The key word being "after." As for the before, the wording is kind of fuzzy. 

In the statement, the NFL says the officials ruled on the field it was a touchdown and not an interception by Packers safety M.D.
Jennings, though as anyone who watched the play knows by now, that was one of two rulings on the play. The other one was an interception. No conference between the officials was held to get a consensus final ruling announced by referee Wayne Elliot.

The statement admits the ruling of a catch should've been nullified because of the pass interference penalty that was missed when Tate shoved Packers defensive back Sam Shields in the back before leaping. 

"This should have been a penalty for offensive pass interference," the statement says, "which would have ended the game"
in a victory for the Packers. 

But we didn't need the league to tell us that. So back to the ruling of a catch.

The NFL says the replay officials were able to review whether it was simultaneous possession. This is reviewable only in the end zone and not anywhere between the goal lines. The NFL says it "supports the decision not to overturn the on-field ruling following the instant replay review." 

Again, what about the other on-field ruling of an interception? Why did one official's call outweigh another's? 

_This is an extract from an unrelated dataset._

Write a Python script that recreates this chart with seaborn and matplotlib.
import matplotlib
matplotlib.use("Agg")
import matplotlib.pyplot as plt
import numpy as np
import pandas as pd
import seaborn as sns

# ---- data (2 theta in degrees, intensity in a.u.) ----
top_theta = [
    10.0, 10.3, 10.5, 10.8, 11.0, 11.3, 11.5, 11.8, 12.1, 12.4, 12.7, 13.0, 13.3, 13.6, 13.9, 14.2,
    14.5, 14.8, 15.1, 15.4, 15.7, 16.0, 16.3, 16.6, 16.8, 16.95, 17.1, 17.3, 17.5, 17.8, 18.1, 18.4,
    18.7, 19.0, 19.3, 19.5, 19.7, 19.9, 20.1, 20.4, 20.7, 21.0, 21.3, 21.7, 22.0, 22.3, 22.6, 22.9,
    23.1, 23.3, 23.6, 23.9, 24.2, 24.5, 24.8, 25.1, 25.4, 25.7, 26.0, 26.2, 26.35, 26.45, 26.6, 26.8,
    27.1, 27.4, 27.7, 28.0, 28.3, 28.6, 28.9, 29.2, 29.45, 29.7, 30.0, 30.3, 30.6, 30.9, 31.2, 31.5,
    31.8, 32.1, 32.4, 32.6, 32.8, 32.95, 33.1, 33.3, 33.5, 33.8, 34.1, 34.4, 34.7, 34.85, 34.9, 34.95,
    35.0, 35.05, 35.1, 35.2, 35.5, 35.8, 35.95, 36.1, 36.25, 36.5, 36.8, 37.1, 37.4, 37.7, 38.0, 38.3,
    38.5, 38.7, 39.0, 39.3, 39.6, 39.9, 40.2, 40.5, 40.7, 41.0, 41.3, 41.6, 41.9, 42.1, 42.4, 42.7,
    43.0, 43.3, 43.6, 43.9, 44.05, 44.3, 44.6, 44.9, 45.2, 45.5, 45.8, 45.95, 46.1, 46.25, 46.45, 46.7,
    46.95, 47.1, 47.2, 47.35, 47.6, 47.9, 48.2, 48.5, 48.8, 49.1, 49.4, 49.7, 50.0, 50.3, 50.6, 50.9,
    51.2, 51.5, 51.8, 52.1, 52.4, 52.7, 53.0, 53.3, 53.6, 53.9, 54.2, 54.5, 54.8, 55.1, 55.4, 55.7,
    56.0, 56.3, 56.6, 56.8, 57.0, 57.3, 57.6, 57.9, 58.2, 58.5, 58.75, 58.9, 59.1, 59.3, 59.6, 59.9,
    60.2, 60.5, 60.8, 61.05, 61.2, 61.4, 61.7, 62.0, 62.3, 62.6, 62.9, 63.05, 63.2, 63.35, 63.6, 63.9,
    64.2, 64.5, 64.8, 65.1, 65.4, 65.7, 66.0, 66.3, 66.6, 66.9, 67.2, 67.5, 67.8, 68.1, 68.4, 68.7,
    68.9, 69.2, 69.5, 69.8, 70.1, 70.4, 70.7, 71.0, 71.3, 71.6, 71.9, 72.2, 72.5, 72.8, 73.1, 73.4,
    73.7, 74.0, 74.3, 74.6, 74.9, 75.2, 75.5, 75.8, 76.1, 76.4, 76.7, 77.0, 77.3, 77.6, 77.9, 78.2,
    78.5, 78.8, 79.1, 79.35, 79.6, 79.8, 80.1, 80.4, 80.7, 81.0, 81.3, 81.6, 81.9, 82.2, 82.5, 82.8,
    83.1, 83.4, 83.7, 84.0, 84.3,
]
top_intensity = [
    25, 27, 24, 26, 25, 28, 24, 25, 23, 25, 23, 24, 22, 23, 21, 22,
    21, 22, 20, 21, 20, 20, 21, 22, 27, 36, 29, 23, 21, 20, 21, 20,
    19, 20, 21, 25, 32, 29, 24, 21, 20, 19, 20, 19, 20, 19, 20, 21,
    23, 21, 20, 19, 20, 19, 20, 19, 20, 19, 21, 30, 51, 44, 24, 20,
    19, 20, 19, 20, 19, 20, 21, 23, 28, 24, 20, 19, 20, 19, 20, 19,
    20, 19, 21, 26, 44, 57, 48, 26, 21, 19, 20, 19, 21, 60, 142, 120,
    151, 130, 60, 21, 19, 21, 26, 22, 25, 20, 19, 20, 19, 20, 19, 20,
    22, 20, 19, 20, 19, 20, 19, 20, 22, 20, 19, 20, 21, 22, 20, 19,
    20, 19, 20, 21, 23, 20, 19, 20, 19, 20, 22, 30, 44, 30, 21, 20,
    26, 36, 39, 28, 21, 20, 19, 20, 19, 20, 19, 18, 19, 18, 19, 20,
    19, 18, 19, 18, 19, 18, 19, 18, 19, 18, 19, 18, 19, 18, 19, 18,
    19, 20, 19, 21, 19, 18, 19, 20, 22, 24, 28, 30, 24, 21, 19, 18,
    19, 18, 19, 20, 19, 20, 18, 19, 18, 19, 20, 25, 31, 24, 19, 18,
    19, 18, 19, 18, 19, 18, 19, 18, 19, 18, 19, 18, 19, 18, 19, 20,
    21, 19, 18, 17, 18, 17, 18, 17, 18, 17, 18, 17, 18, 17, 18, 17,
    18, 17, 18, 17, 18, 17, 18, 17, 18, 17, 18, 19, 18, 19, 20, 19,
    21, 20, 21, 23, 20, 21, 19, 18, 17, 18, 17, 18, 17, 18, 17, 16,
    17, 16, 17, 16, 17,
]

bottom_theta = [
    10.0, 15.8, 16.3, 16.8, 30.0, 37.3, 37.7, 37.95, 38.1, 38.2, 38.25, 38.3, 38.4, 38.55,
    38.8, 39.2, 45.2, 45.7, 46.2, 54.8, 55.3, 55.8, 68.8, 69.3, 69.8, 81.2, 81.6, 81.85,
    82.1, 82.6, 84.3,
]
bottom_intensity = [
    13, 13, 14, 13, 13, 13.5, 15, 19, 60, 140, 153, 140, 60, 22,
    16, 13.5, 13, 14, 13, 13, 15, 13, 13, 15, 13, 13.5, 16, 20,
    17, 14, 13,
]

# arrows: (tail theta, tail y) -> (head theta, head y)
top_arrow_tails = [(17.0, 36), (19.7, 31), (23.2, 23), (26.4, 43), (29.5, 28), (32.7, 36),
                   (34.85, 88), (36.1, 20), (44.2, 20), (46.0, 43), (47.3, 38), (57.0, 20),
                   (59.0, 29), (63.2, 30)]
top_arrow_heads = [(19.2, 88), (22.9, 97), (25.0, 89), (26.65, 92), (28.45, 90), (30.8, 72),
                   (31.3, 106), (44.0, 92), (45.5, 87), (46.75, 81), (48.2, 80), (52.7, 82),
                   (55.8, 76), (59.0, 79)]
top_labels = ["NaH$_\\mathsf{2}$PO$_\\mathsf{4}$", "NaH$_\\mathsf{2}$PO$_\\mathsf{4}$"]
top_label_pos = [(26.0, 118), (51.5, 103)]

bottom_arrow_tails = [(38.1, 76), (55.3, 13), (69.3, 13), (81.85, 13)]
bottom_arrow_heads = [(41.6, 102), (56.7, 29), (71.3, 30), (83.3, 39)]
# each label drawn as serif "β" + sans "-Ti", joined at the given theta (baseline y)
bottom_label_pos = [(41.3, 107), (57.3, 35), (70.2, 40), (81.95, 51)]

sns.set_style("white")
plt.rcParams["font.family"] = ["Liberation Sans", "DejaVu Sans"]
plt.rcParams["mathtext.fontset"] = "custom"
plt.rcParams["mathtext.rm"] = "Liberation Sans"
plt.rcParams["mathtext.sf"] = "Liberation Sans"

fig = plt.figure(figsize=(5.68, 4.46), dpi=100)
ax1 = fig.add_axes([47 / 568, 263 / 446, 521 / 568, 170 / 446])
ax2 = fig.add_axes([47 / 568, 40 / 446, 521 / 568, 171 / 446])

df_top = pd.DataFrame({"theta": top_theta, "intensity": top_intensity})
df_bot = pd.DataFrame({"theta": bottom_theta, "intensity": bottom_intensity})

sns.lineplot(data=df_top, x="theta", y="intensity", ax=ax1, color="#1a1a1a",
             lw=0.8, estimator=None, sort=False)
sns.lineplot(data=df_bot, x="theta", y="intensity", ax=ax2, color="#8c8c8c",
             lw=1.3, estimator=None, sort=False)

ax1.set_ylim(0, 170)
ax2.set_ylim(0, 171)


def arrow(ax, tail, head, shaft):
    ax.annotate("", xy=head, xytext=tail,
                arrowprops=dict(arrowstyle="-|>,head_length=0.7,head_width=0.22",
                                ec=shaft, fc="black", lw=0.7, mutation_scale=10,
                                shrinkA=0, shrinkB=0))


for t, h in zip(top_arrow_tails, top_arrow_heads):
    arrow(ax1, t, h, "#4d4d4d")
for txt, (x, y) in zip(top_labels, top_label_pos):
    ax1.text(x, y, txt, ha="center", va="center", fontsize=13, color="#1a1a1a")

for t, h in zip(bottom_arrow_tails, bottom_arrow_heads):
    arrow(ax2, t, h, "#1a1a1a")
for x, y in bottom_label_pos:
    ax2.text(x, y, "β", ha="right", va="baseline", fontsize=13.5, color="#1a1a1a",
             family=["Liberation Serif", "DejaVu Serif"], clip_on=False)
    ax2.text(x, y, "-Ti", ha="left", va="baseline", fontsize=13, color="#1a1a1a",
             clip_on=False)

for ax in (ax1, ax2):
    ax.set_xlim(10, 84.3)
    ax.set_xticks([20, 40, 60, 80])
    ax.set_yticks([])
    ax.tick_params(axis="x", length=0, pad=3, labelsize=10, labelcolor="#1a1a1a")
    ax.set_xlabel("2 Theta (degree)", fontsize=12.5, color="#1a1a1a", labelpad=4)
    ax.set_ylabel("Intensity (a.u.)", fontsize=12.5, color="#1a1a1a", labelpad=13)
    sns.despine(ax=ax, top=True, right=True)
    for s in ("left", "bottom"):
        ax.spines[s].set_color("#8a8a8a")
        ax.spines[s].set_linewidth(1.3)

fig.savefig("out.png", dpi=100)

The league's statement seems to side with the call of a touchdown by pointing to a few rules, including:

  • Rule 8, Section 1, Article 3, in which the player catching the pass (whether offensive or defensive) maintains possession as he "touches the ground inbounds with both feet or with any part of his body other than his hands"
  • Item 1 of the same article, which states the player "must maintain control of the ball throughout the process of contacting the ground, whether in the field of play or the end zone"
  • And Item 5 of the same rule that states, "If a pass is caught simultaneously by two eligible opponents, and both players retain it, the ball belongs to the passers"

However, Item 5 also includes a sentence that would seem damning to the argument it was a touchdown and support the case for an interception: "It is not a simultaneous catch if a player gains control first and an opponent subsequently gains joint control."
Replays clearly seems to show Jennings had the ball in both hands and Tate then gained simultaneous possession.
In any event, the NFL has reiterated what league spokesman Greg Aiello indicated earlier Tuesday morning: "The result of the game is final."